Moreover, the BRRD introduced a compulsory restructuring mechanism. The body responsible for compulsory restructuring is the Bank Guarantee Fund. In performing its functions relating to compulsory restructuring, the Bank Guarantee Fund cooperates with the PFSA, the National Bank and the Minister of Finance. The aims of compulsory restructuring are, inter alia, maintaining financial stability, in particular by protecting confidence in the financial sector; ensuring market discipline; and protecting funds entrusted to banks by their clients. The Bank Guarantee Fund shall draft plans for the compulsory restructuring of each bank that is not part of a group subject to consolidated supervision in a Member State conducted by an authority other than the PFSA (those banks will be included in a group plan for compulsory restructuring). However, banks are obliged to provide the Bank Guarantee Fund with assistance in drafting and updating the plans if the Bank Guarantee Fund requests them to do so. If a bank refuses to provide assistance, the Bank Guarantee Fund is entitled to impose a penalty of up to 10 per cent of the projected annual turnover of the bank (but not exceeding 100 million zlotys). It should be noted that following the implementation of the BRRD, banks are obliged to maintain a level of own funds and liabilities subject to redemption or conversion as determined by the Bank Guarantee Fund.
Compulsory restructuring proceedings will be conducted by the Bank Guarantee Fund after receiving information about the threat of insolvency of a bank from the PFSA. During the course of compulsory restructuring proceedings, the Bank Guarantee Fund is entitled to use the following instruments:
- the acquisition of an enterprise: the Bank Guarantee Fund is entitled to issue a decision on the acquisition of a bank's enterprise or its organised part by another entity;
- a bridge institution: the Bank Guarantee Fund is entitled to set up a bridge institution in the form of a capital company. The aim of the bridge institution's activity would be managing the acquired share rights in a bank under restructuring and exercising the rights thereof, or continuing the activity of the acquired enterprise of the bank under restructuring or its organised part until the disposal to a third party or liquidation thereof;
- the redemption or conversion of liabilities: the Bank Guarantee Fund is entitled to:
- redeem or convert liabilities to recapitalise the bank under restructuring;
- redeem or convert liabilities transferred to a bridge institution to equip it with own funds;
- redeem or convert liabilities transferred under the instrument of the separation of property rights; or
- redeem liabilities under the instrument of the acquisition of an enterprise; and
- the separation of property rights: the Bank Guarantee Fund is entitled to set up an entity in the form of a capital company and transfer to that newly established entity separated property rights and liabilities of a bank under restructuring or a bridge institution. The separation of property rights is permissible if:
- the liquidation thereof could adversely affect the market situation;
- the transfer thereof is necessary for continuing the activity of a bank under restructuring or a bridge institution; or
- the transfer of property rights shall increase the revenues from those property rights.

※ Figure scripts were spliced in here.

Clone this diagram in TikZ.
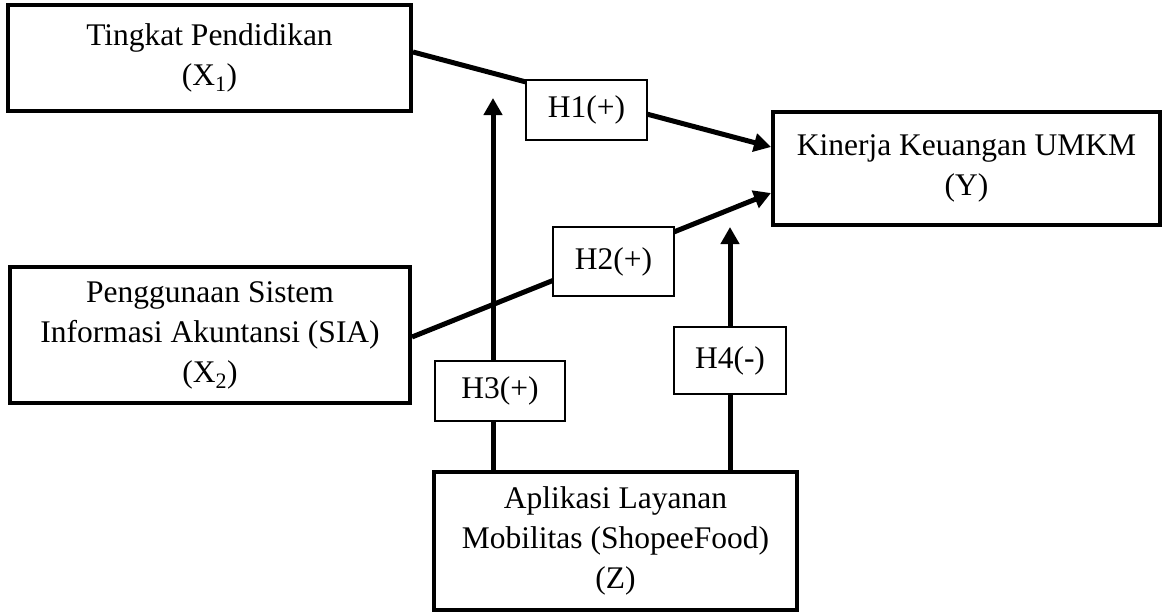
\documentclass[tikz,border=0pt]{standalone}
\usepackage{fontspec}
\setmainfont{Liberation Serif}
\usetikzlibrary{arrows.meta}

\tikzset{
  varbox/.style={draw, line width=4pt, align=center, inner sep=0pt,
    font=\fontsize{31.5}{40}\selectfont},
  hypbox/.style={draw, fill=white, line width=1.5pt, inner sep=0pt,
    font=\fontsize{31.5}{40}\selectfont},
  link/.style={line width=5pt}
}

\begin{document}
\begin{tikzpicture}[x=1pt, y=-1pt, >={Triangle[length=17pt,width=18pt]}]
 \useasboundingbox (0,0) rectangle (1163,613);
 % variables
 \node[varbox, minimum width=403pt, minimum height=106pt] (x1) at (209.5,58)
   {Tingkat Pendidikan\\(X\textsubscript{1})};
 \node[varbox, minimum width=400pt, minimum height=136pt] (x2) at (210,335)
   {Penggunaan Sistem\\Informasi Akuntansi (SIA)\\(X\textsubscript{2})};
 \node[varbox, minimum width=387pt, minimum height=113pt] (y) at (966.5,168.5)
   {Kinerja Keuangan UMKM\\(Y)};
 \node[varbox, minimum width=363pt, minimum height=138pt] (z) at (615.5,541)
   {Aplikasi Layanan\\Mobilitas (ShopeeFood)\\(Z)};

 \coordinate (h3end) at (493,98);
 \coordinate (h4end) at (730,227);

 \draw[link,->] ([yshift=6pt]x1.east) -- ([yshift=21.5pt]y.west);
 \draw[link,->] ([yshift=-2pt]x2.east) -- ([yshift=-24.5pt]y.west);
 \draw[link,->] (z.north -| h3end) -- (h3end);
 \draw[link,->] (z.north -| h4end) -- (h4end);

 % hypotheses
 \node[hypbox, minimum width=121pt, minimum height=60pt] (h1) at (586.5,110) {H1(+)};
 \node[hypbox, minimum width=121pt, minimum height=69pt] (h2) at (613.5,261.5) {H2(+)};
 \node[hypbox, minimum width=130pt, minimum height=60pt] (h3) at (500,391) {H3(+)};
 \node[hypbox, minimum width=112pt, minimum height=67pt] (h4) at (730,360.5) {H4(-)};
\end{tikzpicture}
\end{document}
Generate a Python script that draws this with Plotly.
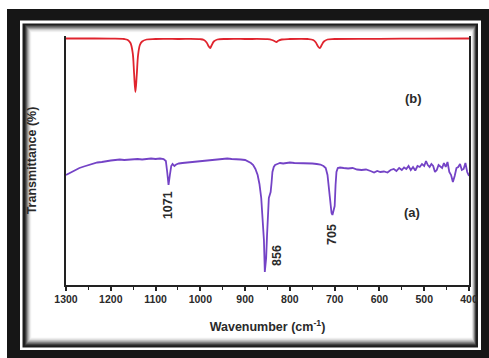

If application of the above-mentioned instruments of restructuring does not lead to the disposal of the bank under restructuring, or the application of those instruments is not possible, the bank under restructuring shall be subject to liquidation through insolvency proceedings. During compulsory restructuring proceedings, the right to adopt resolutions and make decisions in all matters vested by law or by statute with the bank's authorities and governing bodies is transferred to the Bank Guarantee Fund. The Bank Guarantee Fund is entitled to appoint an administrator of the bank under restructuring who exercises those powers in its name.
Banks are required to pay contributions to a compulsory restructuring fund, which will be used to finance the actions of the Bank Guarantee Fund under compulsory restructuring proceedings.
The legal framework for the government's bail-in powers in a crisis situation is provided in the Act on recapitalisation of certain institutions and government instruments of financial stabilisation. This Act allows the government to guarantee the increase of own funds by a financial institution or to use government instruments for financial stabilisation, which include capital support (a public instrument) and the temporary takeover of an institution by the State Treasury. A guarantee issued by the state is triggered when the shares or bonds issued by a bank are not acquired by the existing shareholders or third parties, and can only be extended if a bank is not threatened by bankruptcy. The government's financial stabilisation instruments may be used in the event of a financial crisis to avoid the liquidation of a bank that is subject to compulsory restructuring proceedings if the application of the compulsory restructuring instruments would be insufficient to avoid adverse consequences for Poland's financial stability or public interest. The use of the capital support instrument involves the State Treasury acquiring or purchasing instruments in a bank's Tier 1 or Tier 2 capital, or the issuance by the State Treasury of a guarantee by a bank to increase its own funds. The temporary takeover of a bank by the State Treasury consists in the transfer of all shares in the bank to a state legal person or a company in which the State Treasury has a dominant position. All this being said, as at March 2019, Polish banks remain well capitalised, and the Act on recapitalisation of certain institutions and government instruments of financial stabilisation has never been tested in practice.
Furthermore, a mechanism pursuant to which a bank that does not meet requirements relating to own funds may be acquired forcibly by another bank, subject to an administrative decision of the PFSA, was re-introduced in 2018. In such case, following a decision of the PFSA, the acquiring bank steps into the rights and obligations of the bank being acquired. The bodies of bank being acquired are dissolved, and previously established commercial proxies and powers of attorney expire. The Bank Guarantee Fund may provide financial support to a bank acquiring another bank.